Evaluating illness that may require surgeries of various types, versus a problems that may be chronic but still causing immediate pain or illness, triage of people who can be seen in our department or may need more critical care such as a cath lab for heart problems versus someone who has aggravation of their gallbladder or heartburn, that presents with chest pain.

5.) The Urgent Care at MHCC is here to help patients in our community who can't get into see their Primary Care Physicians, but do you often get travelers to the area who need assistance?

We see folks having a flare up of their asthma, or have developed a pneumonia and this has caused aggravation of their chronic lung disease. Or they have forgotten or run out of their medication while traveling. The same problems that occur with people that live here happen to the travelers, but they don't have a primary care doctor in Douglas, so they come to see us.

6.) Our Urgent Care serves kind of an in-between. It's not for say life threatening injuries but those that still need to be treated within 24 hours. How can a patient make that call?

I think a patient can look at this question in the manner of: if this is a likely threat to life, in that you will die if not treated or you may lose a part of your body (risk of loss of life or limb) then those should go to the emergency department.

7.) How do you work with patients primary care providers?

We commonly communicate with primary care providers. We usually will walk down the hallway and talk with them for a question or coordination of treatment. It is common for us to communicate with one another and we like the opportunity to work with one another.

8.) When a family visits the Urgent Care it's often not under the best of circumstances. How do you and the staff work to help accommodate and work with patients?

We are mostly caring and empathetic people and we adapt to the needs of the family, people sense this and are encouraged by the sense they have instinctively that we can and we want to help them.
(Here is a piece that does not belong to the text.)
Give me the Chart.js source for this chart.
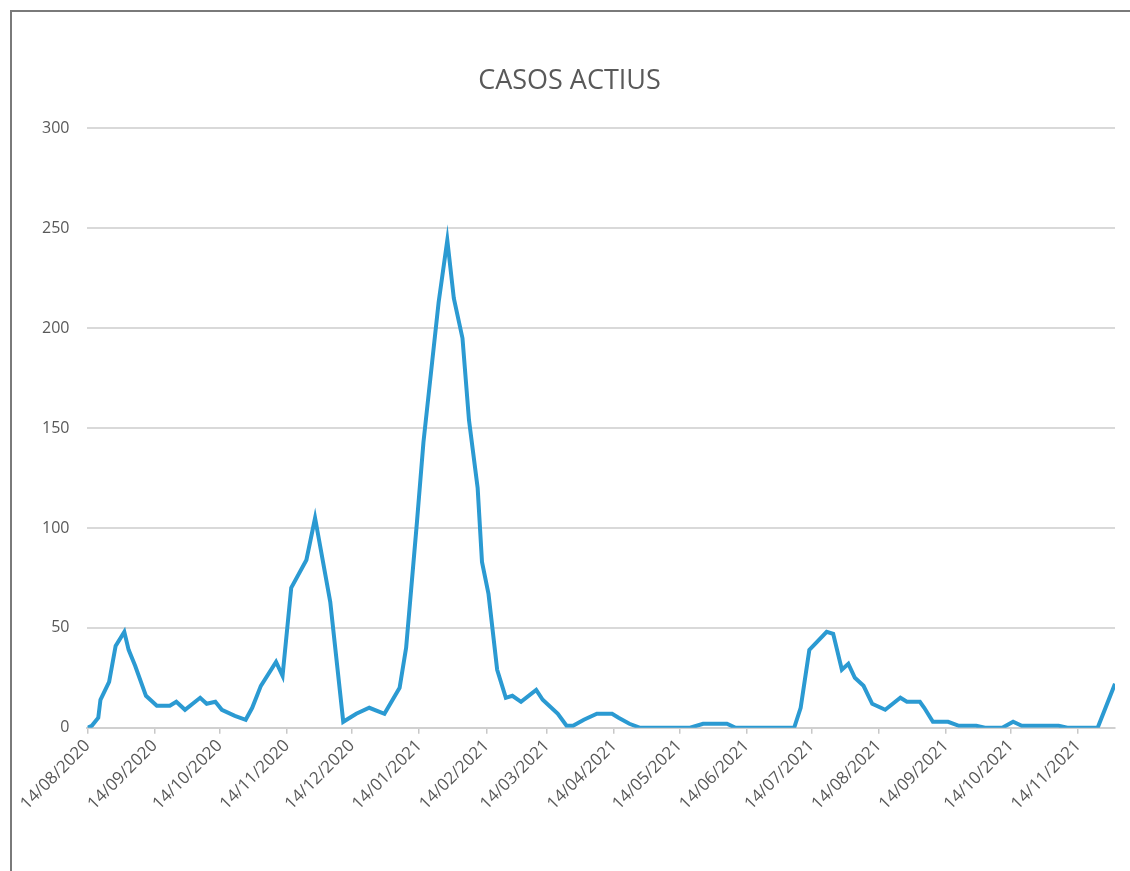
<!DOCTYPE html>
<html>
<head>
<meta charset="utf-8">
<script src="https://cdn.jsdelivr.net/npm/chart.js@4.4.1/dist/chart.umd.min.js"></script>
<style>
  html, body { margin: 0; padding: 0; background: #fff; }
  #wrap { position: relative; width: 1130px; height: 871px; overflow: hidden; }
  #marc { position: absolute; left: 10px; top: 10px; width: 1200px; height: 900px;
          border-left: 2px solid #7a7a7a; border-top: 2px solid #7a7a7a; }
  canvas { position: absolute; left: 0; top: 0; }
</style>
</head>
<body>
<div id="wrap">
  <div id="marc"></div>
  <canvas id="casosChart" width="1130" height="871"></canvas>
</div>
<script>
// dades llegides del gràfic
const dates = [
  '14/08/2020','16/08/2020','19/08/2020','20/08/2020','24/08/2020','27/08/2020','31/08/2020',
  '02/09/2020','05/09/2020','10/09/2020','15/09/2020','21/09/2020','24/09/2020','28/09/2020',
  '05/10/2020','08/10/2020','12/10/2020','15/10/2020','21/10/2020','26/10/2020','29/10/2020',
  '02/11/2020','09/11/2020','12/11/2020','16/11/2020','23/11/2020','27/11/2020',
  '04/12/2020','10/12/2020','16/12/2020','22/12/2020','29/12/2020',
  '05/01/2021','08/01/2021','13/01/2021','16/01/2021','20/01/2021','23/01/2021','27/01/2021','30/01/2021',
  '03/02/2021','06/02/2021','10/02/2021','12/02/2021','15/02/2021','19/02/2021','23/02/2021','26/02/2021',
  '02/03/2021','09/03/2021','12/03/2021','15/03/2021','19/03/2021','23/03/2021','26/03/2021','31/03/2021',
  '06/04/2021','13/04/2021','16/04/2021','21/04/2021','26/04/2021',
  '19/05/2021','25/05/2021','05/06/2021','09/06/2021',
  '06/07/2021','09/07/2021','13/07/2021','21/07/2021','24/07/2021','28/07/2021','31/07/2021',
  '03/08/2021','07/08/2021','11/08/2021','17/08/2021','24/08/2021','27/08/2021',
  '02/09/2021','04/09/2021','08/09/2021','15/09/2021','20/09/2021','28/09/2021',
  '02/10/2021','10/10/2021','15/10/2021','19/10/2021',
  '05/11/2021','09/11/2021','23/11/2021','01/12/2021'
];

const casosActius = [
  0, 1, 5, 14, 23, 41, 48,
  39, 31, 16, 11, 11, 13, 9,
  15, 12, 13, 9, 6, 4, 10,
  21, 33, 26, 70, 84, 105,
  63, 3, 7, 10, 7,
  20, 40, 103, 143, 183, 213, 244, 215,
  195, 154, 120, 83, 67, 29, 15, 16,
  13, 19, 14, 11, 7, 1, 1, 4,
  7, 7, 5, 2, 0,
  0, 2, 2, 0,
  0, 10, 39, 48, 47, 29, 32,
  25, 21, 12, 9, 15, 13,
  13, 10, 3, 3, 1, 1,
  0, 0, 3, 1,
  1, 0, 0, 22
];

const tickLabels = [
  '14/08/2020','14/09/2020','14/10/2020','14/11/2020','14/12/2020',
  '14/01/2021','14/02/2021','14/03/2021','14/04/2021','14/05/2021',
  '14/06/2021','14/07/2021','14/08/2021','14/09/2021','14/10/2021','14/11/2021'
];

const yTicks = [0, 50, 100, 150, 200, 250, 300];

// dd/mm/yyyy -> dies des del primer dia
function toDay(s) {
  let p = s.split('/');
  let t = Date.UTC(+p[2], +p[1] - 1, +p[0]);
  let p0 = dates[0].split('/');
  let t0 = Date.UTC(+p0[2], +p0[1] - 1, +p0[0]);
  return Math.round((t - t0) / 86400000);
}

const points = dates.map((d, i) => ({ x: toDay(d), y: casosActius[i] }));
const tickDays = tickLabels.map(toDay);

const gris = '#595959';
Chart.defaults.font.family = '"Open Sans", sans-serif';

const ctx = document.getElementById('casosChart').getContext('2d');
const casosChart = new Chart(ctx, {
  type: 'line',
  data: {
    datasets: [{
      label: 'Casos actius',
      data: points,
      borderColor: '#2b9ad2',
      borderWidth: 4,
      pointRadius: 0,
      tension: 0,
      fill: false
    }]
  },
  options: {
    responsive: false,
    animation: false,
    layout: { padding: { left: 24, right: 15, top: 0, bottom: 55 } },
    plugins: {
      legend: { display: false },
      tooltip: { enabled: false },
      title: {
        display: true,
        text: 'CASOS ACTIUS',
        color: gris,
        font: { size: 27, weight: 'normal' },
        padding: { top: 65, bottom: 31 }
      }
    },
    scales: {
      x: {
        type: 'linear',
        min: 0,
        max: toDay(dates[dates.length - 1]),
        afterBuildTicks: function(scale) {
          scale.ticks = tickDays.map(v => ({ value: v }));
        },
        ticks: {
          autoSkip: false,
          minRotation: 45,
          maxRotation: 45,
          padding: 2,
          color: gris,
          font: { size: 17 },
          callback: function(value) {
            let i = tickDays.indexOf(value);
            return i >= 0 ? tickLabels[i] : '';
          }
        },
        grid: { drawOnChartArea: false, drawTicks: true, tickLength: 6, color: '#c8c8c8', lineWidth: 1.5 },
        border: { display: true, color: '#d0d0d0', width: 2 }
      },
      y: {
        min: 0,
        max: 300,
        afterBuildTicks: function(scale) {
          scale.ticks = yTicks.map(v => ({ value: v }));
        },
        ticks: { color: gris, font: { size: 16 }, padding: 18 },
        grid: { color: '#d9d9d9', lineWidth: 2, drawTicks: false },
        border: { display: false }
      }
    }
  }
});
</script>
</body>
</html>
9.) What drew you to work in healthcare?

I wanted to be able to understand the medical issues of my family to be able to help them in their needs, this was my initial impetus. I was a medic in the Army in active duty service out of HS, when I left active service I worked on an ambulance as an EMT, continued to school for my Paramedic license, worked as a Paramedic until I was accepted into the PA program. After graduation I worked in family practice and moonlighted in an emergency room in Denver Colorado, after two years I applied and was accepted into a surgical residency in NY, I trained in general surgery as a PA. After graduation as fortune would have it, I ended up working in Orthopedics where I participated in surgery, hospital and clinic care. After about six year there I worked in gastroenterology for about 3 years then moved onto work a acute care clinic where we saw primarily musculoskeletal injuries, during that time I worked in the emergency department again. Searching for a smaller town that would offer our family the benefits of a small town with good employment lead us to Douglas and MHCC.

10.) If you could give one piece of health advice to the greater community what would it be?

Pay attention to maintaining good health. Don't let your body deteriorate. Exercise regularly, learn to eat healthier, and stop bad habits now, such as smoking, drugs, and overindulgence in drinking. These things will serve us the best in the long run.